Challenge
Skip pictures; extract every line from the one with "Reproduce this chart with matplotlib." through the one with "from matplotlib.patches import Rectangle", exactly as written.

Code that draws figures

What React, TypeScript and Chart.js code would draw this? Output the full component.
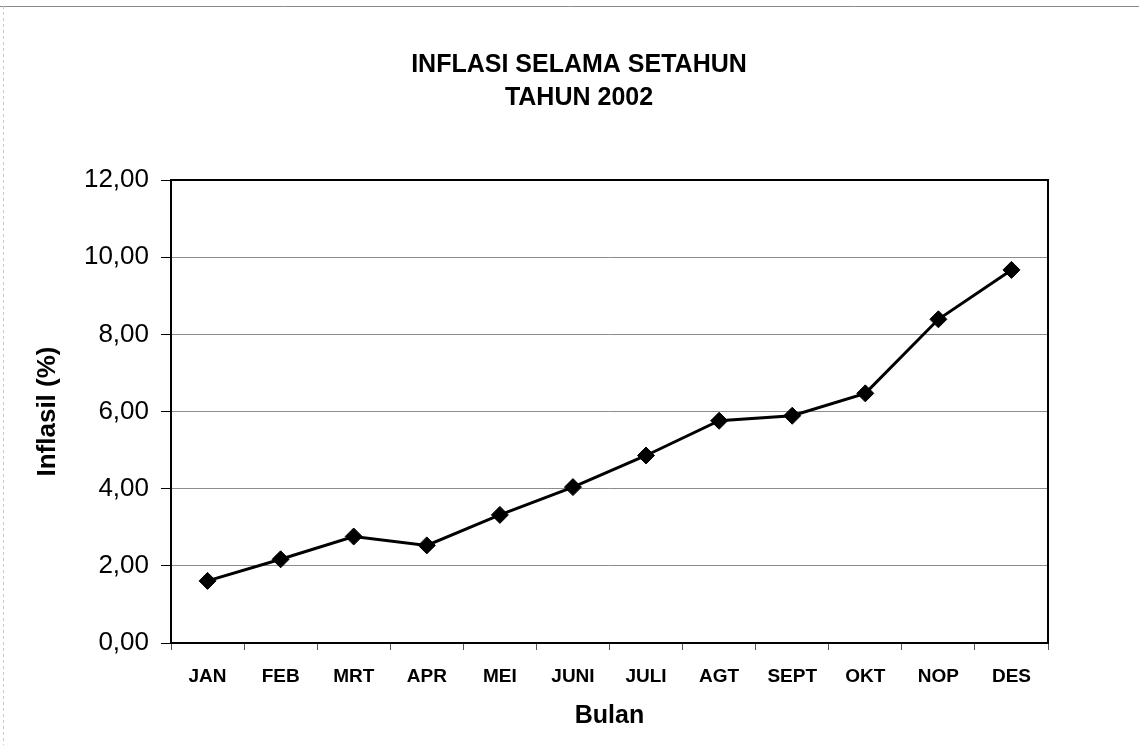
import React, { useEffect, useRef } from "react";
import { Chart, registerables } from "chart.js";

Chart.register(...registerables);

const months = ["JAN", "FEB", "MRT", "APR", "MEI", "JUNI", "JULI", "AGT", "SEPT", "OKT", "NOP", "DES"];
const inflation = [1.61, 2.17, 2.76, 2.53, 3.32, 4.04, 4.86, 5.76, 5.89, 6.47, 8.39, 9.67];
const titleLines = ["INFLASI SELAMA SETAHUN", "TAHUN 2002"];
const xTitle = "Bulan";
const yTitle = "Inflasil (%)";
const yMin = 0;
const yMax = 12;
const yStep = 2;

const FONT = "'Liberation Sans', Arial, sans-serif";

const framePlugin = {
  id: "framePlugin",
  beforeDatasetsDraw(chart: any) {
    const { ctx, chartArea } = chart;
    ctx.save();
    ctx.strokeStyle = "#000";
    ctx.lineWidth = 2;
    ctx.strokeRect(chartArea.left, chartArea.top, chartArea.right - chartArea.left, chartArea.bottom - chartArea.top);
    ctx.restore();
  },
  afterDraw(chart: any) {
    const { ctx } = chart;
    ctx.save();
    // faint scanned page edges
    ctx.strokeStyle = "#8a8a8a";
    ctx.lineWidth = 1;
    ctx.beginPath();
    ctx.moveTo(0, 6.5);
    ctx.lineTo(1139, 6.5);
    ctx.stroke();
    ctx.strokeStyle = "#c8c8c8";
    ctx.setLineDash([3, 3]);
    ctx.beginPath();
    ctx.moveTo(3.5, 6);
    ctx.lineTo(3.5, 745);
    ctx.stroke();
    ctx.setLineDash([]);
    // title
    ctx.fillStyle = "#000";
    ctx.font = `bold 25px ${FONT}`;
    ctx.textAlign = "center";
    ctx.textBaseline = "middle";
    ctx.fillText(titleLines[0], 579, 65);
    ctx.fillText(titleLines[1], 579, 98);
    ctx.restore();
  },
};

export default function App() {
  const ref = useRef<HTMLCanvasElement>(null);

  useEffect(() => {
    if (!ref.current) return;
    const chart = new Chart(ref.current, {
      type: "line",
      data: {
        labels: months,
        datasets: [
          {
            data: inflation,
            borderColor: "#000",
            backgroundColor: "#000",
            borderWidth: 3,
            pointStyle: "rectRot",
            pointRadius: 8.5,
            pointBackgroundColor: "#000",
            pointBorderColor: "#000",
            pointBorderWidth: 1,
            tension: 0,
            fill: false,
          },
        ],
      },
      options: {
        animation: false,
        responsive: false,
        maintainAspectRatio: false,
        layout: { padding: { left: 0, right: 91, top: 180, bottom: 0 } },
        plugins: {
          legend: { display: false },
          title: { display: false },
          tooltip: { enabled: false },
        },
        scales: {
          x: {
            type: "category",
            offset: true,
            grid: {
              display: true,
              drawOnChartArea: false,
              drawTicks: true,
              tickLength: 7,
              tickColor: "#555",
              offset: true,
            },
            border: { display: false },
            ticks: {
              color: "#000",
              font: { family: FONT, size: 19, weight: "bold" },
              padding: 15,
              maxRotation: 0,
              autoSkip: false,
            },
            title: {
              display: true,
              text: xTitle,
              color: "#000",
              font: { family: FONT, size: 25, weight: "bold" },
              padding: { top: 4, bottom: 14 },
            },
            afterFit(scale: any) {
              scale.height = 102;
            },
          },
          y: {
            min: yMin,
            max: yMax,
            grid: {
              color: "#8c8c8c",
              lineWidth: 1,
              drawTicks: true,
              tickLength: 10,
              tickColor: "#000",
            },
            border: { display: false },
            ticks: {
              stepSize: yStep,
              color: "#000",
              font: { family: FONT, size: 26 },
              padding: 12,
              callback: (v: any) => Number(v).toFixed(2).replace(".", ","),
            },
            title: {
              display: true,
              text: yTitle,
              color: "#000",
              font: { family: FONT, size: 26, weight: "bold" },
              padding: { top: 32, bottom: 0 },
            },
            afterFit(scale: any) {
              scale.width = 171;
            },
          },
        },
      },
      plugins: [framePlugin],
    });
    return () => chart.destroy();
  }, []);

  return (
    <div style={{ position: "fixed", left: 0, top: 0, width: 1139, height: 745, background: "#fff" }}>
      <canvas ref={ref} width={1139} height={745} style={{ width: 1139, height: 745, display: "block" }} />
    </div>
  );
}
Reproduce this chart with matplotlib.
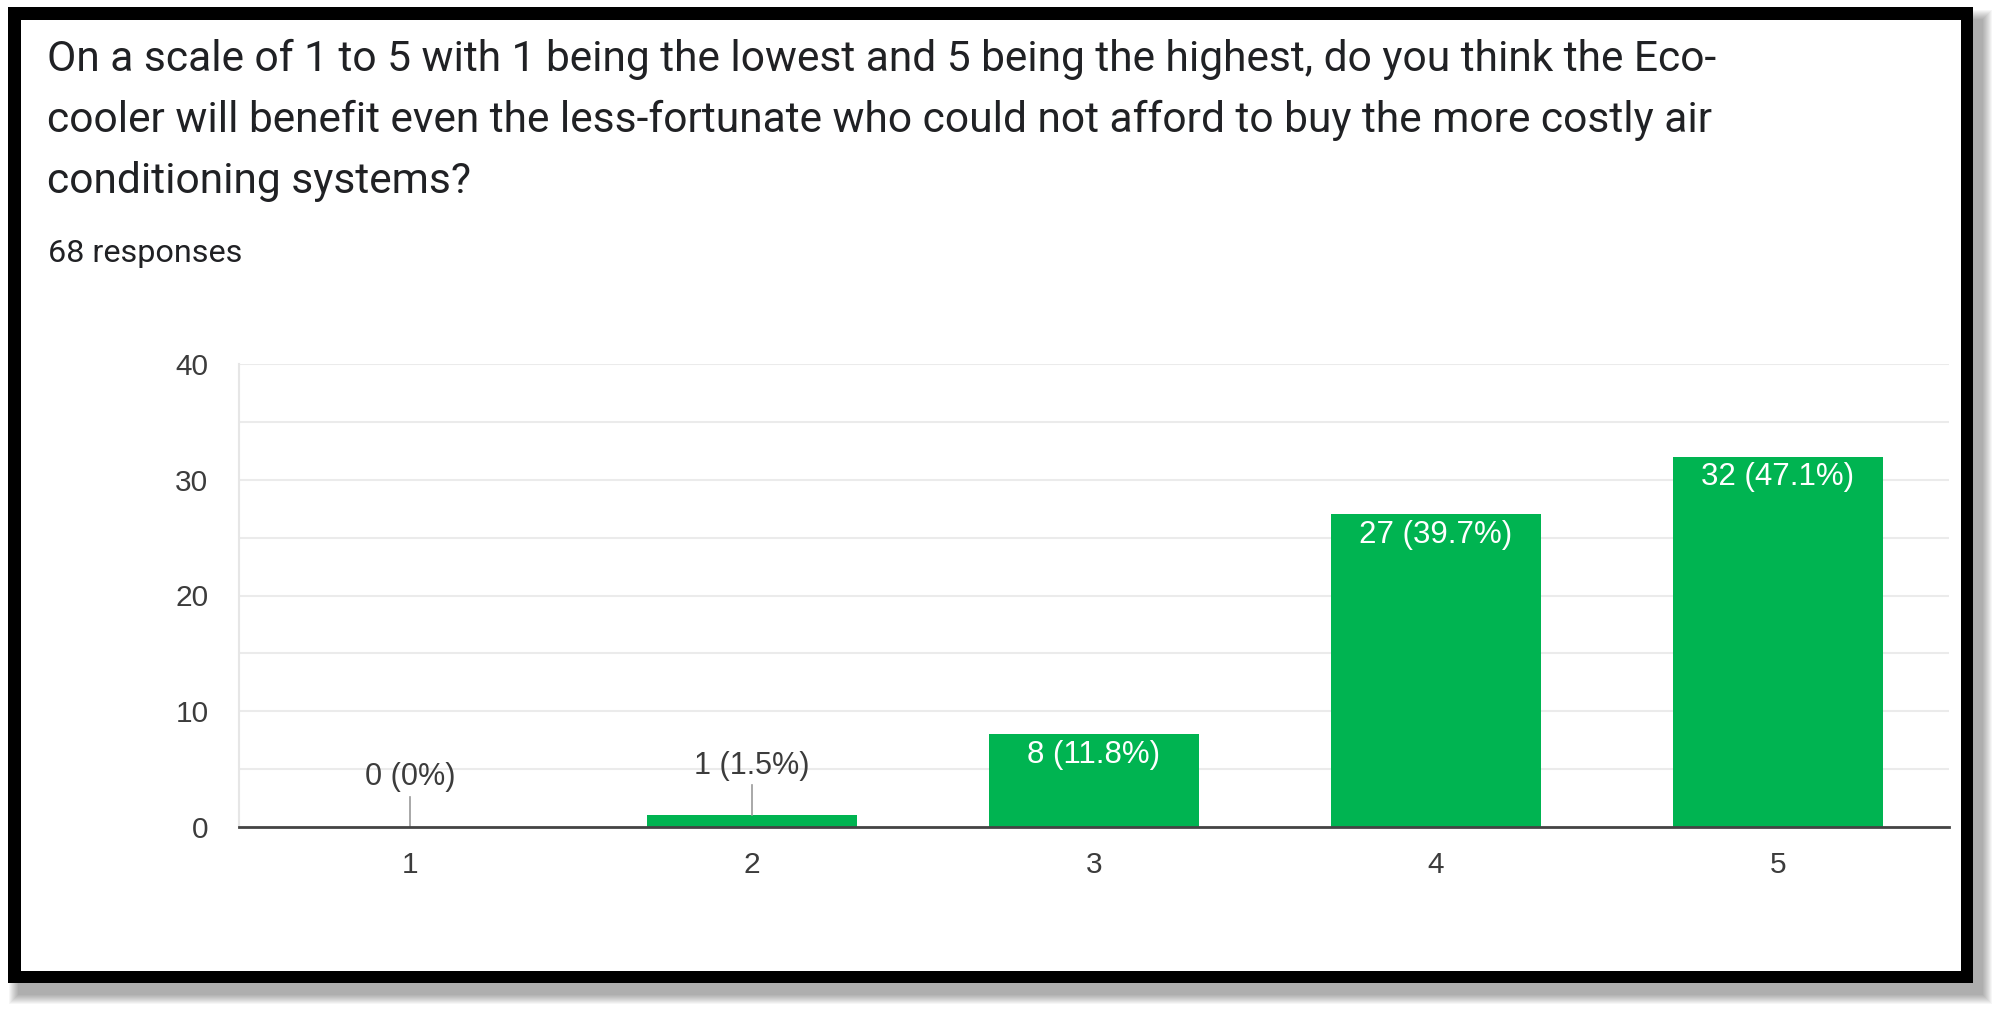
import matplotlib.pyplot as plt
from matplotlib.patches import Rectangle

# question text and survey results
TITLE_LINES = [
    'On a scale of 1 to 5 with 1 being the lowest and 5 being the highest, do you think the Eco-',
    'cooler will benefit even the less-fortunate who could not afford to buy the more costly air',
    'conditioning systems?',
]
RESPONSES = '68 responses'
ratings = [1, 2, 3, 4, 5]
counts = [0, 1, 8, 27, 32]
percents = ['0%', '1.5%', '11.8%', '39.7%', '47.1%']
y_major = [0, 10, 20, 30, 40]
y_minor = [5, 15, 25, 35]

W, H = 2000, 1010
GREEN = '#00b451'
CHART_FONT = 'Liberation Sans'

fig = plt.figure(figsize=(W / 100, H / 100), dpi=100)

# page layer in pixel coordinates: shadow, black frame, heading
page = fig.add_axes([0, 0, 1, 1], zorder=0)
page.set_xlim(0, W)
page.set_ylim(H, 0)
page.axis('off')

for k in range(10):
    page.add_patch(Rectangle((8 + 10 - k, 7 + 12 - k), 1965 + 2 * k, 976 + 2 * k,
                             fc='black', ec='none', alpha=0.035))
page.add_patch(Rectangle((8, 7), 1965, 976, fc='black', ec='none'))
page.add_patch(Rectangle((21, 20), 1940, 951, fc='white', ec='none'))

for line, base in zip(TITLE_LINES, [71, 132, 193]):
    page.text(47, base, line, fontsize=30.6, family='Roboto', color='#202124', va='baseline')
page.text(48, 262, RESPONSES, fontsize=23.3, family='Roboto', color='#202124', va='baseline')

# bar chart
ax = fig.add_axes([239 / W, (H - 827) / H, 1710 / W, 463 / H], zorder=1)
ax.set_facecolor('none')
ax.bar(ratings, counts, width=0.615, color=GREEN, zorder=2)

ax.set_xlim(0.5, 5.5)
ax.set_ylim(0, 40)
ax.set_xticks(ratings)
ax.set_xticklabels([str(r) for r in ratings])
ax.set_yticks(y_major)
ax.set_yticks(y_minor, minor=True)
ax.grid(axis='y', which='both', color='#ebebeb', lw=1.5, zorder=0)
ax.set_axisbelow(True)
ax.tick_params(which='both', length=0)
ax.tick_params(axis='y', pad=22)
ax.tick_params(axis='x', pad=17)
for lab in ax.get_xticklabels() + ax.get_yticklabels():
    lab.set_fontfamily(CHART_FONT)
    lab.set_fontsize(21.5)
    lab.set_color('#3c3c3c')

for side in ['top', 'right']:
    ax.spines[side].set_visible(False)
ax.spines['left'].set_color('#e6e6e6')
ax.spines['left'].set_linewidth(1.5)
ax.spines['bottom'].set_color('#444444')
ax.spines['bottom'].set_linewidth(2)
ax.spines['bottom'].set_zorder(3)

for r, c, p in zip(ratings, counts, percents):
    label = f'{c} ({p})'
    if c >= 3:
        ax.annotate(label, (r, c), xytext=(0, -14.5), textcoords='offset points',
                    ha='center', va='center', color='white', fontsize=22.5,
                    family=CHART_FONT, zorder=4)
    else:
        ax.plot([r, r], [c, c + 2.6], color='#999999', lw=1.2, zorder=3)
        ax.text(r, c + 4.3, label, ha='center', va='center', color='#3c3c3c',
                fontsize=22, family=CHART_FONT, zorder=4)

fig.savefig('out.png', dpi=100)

Result
Reproduce this chart with matplotlib.
import matplotlib.pyplot as plt
from matplotlib.patches import Rectangle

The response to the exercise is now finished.